Monday, August 10, 2009

Summery Summary, '09 Edition

With the notable exception of my trip to Wyoming, it's been rather an uneventful last 3 months. Along with many other friends from college, I was unable to find a real job this summer, so my employment consisted of playing organ at my parish church now and then. The pay is pretty good for organists, luckily, so I'm going to survive senior year without going bankrupt. Another, much more unreliable source of income has been a few visits to the local horse racing track, where betting on the races earned me some $65 or so. This money was used largely for expenses incurred during the summer, such as airport food while travelling to WY, as well as a TLC package sent to a very worthy resident of that state a few weeks later. :)

Occasional weekend outings with the family were quite fun. Among these were a bowling expedition (at which I did the unthinkable and bowled 160, enough to earn me a free prize treat from Dairy Queen), a trip to the put-put golf course (at which I did NOT do so well), a drive through Mt. Rainier National Park, with lots of stops and hiking at both Sunrise and Paradise, and an interesting expedition to the Mt. St. Helens National Volcanic Monument. We drove down on a cloudy day, and we finally got all the way up to the observation point only to arrive in the middle of a real pea soup, which showed no signs of lifting anytime soon. The result was that, while we were able to observe some blown-over trees and a LOT of ash, the mountain itself simply could not be seen. At all. It was a little eerie walking along the edge of this big ridge, knowing that right out there across the piles of ash and mud and dead trees was a huge active volcano (it last erupted in 2004), the crater aimed directly at you, with nothing at all standing between you and it, and yet being able to see nothing but the ghostly whiteness. The thick cloud cover made it darker out than normal, and between that, the lack of visibility, and the ash and dead trees everywhere, it seemed quite ominous. On a clear sunny day, this is the view one would have from where we were standing.

On the way back down we stopped at one of the visitor centers and looked around for a little while, at which place I put a penny into one of those crank machines and flattened it into a picture of Mt. St. Helens erupting. So that was my souvenir from the day.

I've also had time this summer to see a few friends of mine. I made a short visit at a college buddy's house to drop of some things of hers that I had, and it was good to talk to her for a bit. I also saw one of my good friends from high school a couple of times, and we got a chance to catch up on each other's lives, which was nice. A week ago my family went to a barbeque at my uncle's house, so I also got to see my cousin and some other relatives.

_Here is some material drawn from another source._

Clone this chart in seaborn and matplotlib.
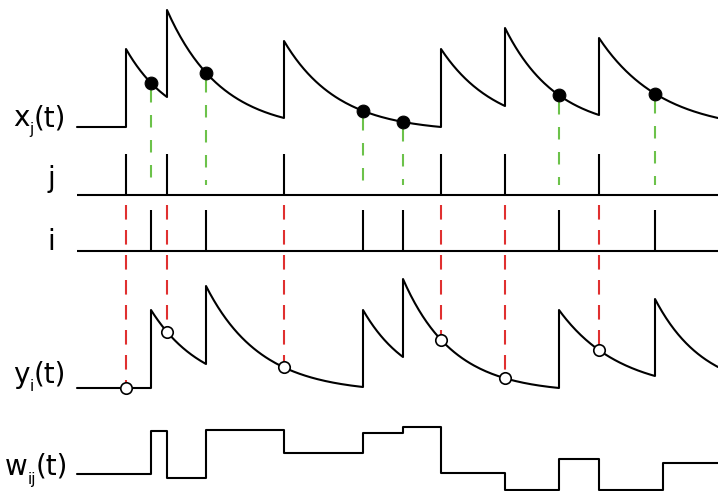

The last week in July was punishingly hot this year. I guess that was to make up for the never-ending winter we had last December and earlier this year. We were visitors at the lake nearly every day, as it was impossible to cool down at all without either going to the lake for at least an hour or standing in the cold shower all day. Temperatures by the middle of the week were around 105 degrees, and the days leading up to and immediately following were up in the mid 90's. The humidity was pretty bad as well on some of those days. I quite literally felt like I was perpetually sticky. It was NOT a nice experience. At least California heat is dry.

And speaking of California, I get to return to that great land in 1 week and 5 days, on August 22. I am, as they say, stoked. Putting aside the somewhat terrifying prospect of a senior thesis, I am super excited to be going back, seeing friends again, having the wonderful chapel, liturgy and choir, pursuing truth, goodness and beauty, being with Anthony, and FINALLY being on the top rung of the hierarchical ladder. *I* am now the senior; *I* am now the feared and respected one. Hahaha!! :) Okay, I'm not actually going to be an evil domineering overlord. I like the returning sophomores and juniors a lot, and I'm sure the freshmen will be wonderful also. Once they figure out who's boss, that is. JK! ;)

The preparatory reading for this year's first seminar is "War and Peace". That book is HUGE. I remember looking at it on my Dad's bookshelf as a child, being scared at the sheer enormity of it, and hoping that I would never, EVER have to read that book. My edition (pictured at left) is 1215 pages, and I'm currently on page 987. But, no fears! I will definitely finish by the end of the summer, and probably by the end of this week. It is an extremely interesting and well-written book, dealing with such issues as the meaning of life, the individual's role in the great tapestry of history, fatalism, death and the afterlife, suffering, religion, and, of course, love - romantic love, familial love, love of friends, and love of enemies. And love of God. These themes are treated of through a large cast of characters from very diverse backgrounds and walks of life, who are all thrown into the same struggle against Napoleon and his eventual invasion of Russia. I am very eager to finish the book so that I can get a handle on it as a whole and attempt to better understand what Tolstoy is trying to get across.

Anyway, that's a flavor of what summer life has been like for me over the last 3 months. So now, having done what I said I would do in the last post, and seeing that it's 11:15 at night, I think I shall retire. I hope everyone has a good week, and God Bless!